Public Schools by Erik Ticen

     Home schooling, private Christian school, public school - I think there are strengths to all these options.  In fact, my wife and I know many loving parents who have raised unbelievable Christian kids in each model.  We have wrestled with the pros and cons of each.  But we feel strongly that God has chosen our entire family to be salt and light in our community. We are forming meaningful relationships with parents and teachers constantly: at PTO meetings, rec leagues, neighborhood parties, etc.  Our children have banded together with other Christian kids in their classrooms and we see God working through them every day at school.  We bump into our non-Christian friends out in the community and have had several important discussions with them about the Lord.  Every week we are presented with opportunities to teach our children how to make the right decisions and model for them how to share the Gospel.  We are amazed how bold they are to bring Christ to the classroom.
     I ask, what would happen to our culture if every Christian family abandoned public education?  Are we not commanded to be "in the world but not of it"?  Was David, Jeremiah or the young disciples too fragile to engage?  Our three kids are still very young and I can't say we are the experts in this area.  We are not naive to the dangers out there.  There will be issues to be faced as they get older.  Yet we have complete faith that God is with us as we go out. 

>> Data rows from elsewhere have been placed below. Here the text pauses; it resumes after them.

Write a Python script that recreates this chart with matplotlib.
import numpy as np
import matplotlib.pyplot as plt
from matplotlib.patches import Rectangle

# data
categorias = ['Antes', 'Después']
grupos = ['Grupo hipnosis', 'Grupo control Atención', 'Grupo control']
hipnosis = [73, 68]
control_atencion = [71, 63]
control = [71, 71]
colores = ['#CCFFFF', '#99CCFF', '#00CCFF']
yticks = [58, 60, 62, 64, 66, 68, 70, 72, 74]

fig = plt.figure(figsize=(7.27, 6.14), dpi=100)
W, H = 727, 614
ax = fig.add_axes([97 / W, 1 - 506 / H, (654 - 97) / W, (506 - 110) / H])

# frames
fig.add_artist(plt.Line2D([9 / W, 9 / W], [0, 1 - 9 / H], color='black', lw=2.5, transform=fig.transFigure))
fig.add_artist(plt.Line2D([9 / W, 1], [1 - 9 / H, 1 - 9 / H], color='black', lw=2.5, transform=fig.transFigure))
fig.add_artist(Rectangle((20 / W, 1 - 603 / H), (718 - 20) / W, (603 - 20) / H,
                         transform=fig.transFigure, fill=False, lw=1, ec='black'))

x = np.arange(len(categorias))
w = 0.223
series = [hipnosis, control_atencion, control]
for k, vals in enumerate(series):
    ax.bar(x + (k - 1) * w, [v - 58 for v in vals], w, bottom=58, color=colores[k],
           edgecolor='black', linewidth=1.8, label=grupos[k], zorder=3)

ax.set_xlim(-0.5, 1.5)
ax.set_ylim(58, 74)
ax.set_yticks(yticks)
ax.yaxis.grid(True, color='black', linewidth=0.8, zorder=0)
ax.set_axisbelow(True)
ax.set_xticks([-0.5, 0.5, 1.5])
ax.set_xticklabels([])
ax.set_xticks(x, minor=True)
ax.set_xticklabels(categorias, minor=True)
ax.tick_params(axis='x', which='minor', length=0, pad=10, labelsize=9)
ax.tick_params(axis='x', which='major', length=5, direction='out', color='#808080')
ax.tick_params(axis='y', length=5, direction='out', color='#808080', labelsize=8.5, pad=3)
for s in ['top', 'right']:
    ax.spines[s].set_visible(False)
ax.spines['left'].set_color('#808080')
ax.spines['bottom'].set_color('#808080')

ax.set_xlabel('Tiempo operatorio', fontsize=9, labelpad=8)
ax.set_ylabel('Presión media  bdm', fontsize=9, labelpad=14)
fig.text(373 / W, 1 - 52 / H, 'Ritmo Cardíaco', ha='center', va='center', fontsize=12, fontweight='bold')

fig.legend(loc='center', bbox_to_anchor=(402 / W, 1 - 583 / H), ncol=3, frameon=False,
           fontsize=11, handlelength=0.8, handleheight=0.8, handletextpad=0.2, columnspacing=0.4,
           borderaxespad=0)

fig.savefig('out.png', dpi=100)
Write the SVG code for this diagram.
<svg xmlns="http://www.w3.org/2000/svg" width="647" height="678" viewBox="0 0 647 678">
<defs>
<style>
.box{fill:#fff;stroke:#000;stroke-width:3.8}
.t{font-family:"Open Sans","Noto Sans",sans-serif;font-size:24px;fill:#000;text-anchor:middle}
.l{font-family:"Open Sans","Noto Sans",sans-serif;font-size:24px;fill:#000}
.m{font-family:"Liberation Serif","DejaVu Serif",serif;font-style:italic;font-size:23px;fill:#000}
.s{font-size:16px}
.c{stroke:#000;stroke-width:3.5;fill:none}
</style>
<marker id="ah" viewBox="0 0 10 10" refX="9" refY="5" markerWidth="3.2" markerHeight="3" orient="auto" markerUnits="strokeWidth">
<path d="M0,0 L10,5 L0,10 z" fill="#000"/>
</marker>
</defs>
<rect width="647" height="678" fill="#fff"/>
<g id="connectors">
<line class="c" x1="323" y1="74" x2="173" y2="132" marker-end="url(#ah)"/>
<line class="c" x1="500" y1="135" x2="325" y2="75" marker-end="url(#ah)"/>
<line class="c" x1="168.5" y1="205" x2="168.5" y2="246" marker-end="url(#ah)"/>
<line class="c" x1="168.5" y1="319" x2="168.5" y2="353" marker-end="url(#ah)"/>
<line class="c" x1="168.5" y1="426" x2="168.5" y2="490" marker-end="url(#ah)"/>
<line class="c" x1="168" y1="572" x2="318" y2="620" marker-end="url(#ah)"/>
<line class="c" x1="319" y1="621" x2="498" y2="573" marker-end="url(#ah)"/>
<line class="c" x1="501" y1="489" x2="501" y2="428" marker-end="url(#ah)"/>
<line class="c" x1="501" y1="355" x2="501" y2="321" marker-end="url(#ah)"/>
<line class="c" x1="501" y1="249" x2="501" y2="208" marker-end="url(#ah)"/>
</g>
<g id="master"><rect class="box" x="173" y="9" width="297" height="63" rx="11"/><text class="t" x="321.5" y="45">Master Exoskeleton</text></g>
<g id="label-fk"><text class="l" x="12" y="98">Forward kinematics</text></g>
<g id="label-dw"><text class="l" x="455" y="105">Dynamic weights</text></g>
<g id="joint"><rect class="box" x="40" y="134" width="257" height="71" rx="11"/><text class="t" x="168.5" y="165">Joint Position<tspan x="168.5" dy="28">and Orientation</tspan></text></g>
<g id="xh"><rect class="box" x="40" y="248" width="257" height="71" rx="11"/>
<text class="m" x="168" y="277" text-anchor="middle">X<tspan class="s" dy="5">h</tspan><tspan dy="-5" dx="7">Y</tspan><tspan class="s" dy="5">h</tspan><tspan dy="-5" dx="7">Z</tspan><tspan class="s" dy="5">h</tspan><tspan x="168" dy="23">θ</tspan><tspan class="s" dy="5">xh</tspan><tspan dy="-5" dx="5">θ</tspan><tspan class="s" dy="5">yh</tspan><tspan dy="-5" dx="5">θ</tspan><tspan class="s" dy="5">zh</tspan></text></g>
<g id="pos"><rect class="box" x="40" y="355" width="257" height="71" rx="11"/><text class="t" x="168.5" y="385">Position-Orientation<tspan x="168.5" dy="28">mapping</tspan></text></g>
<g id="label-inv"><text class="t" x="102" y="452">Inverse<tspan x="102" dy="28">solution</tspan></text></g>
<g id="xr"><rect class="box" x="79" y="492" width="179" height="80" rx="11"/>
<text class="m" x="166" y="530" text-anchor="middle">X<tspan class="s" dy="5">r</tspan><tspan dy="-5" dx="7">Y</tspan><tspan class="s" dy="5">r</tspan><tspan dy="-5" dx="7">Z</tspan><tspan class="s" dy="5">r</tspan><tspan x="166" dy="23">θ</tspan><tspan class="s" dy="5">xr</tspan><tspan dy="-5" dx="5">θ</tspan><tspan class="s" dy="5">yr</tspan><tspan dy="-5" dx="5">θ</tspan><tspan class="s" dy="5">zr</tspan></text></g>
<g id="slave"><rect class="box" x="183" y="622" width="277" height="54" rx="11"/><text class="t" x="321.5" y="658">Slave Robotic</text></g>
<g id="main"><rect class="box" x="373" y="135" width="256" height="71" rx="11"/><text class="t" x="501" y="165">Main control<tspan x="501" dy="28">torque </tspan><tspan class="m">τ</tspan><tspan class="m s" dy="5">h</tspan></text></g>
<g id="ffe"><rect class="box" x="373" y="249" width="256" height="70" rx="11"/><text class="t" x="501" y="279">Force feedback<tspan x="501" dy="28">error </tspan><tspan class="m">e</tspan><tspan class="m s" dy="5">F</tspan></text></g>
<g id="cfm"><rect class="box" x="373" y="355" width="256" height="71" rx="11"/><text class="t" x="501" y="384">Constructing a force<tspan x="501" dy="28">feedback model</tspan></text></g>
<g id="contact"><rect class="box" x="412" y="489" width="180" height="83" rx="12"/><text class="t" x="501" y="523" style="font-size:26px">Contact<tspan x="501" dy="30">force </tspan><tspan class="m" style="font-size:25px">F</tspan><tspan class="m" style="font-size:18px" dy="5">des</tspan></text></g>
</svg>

Public Schools Continued by Traci Drake

For the most part public school has been good. My children attend youth group, scouts, and sports where I have control over who they spend their time with. The education they receive for the most part has been as good as they would have received at a Christian school, maybe better in that I have a child who has learning disabilities. The public school has helped him to overcome his difficulties with learning.  I am confident in this as my son is a senior who has excellent grades; he doesn't do anything he doesn't feel is right, has no problem telling people no, and has very conservative values.  My younger two, (12 and 15) seem to be headed in that direction. Both Christian and public schools can be tools in a parent’s arsenal in educating their children, but ultimately, it is the responsibility of the parent to direct their children in the way they should go. To know their children very well, to study them and assist them in becoming the person that God wants them to be. If homeschooling had been possible for us and we didn't need two incomes homeschooling would have been my first choice through middle school.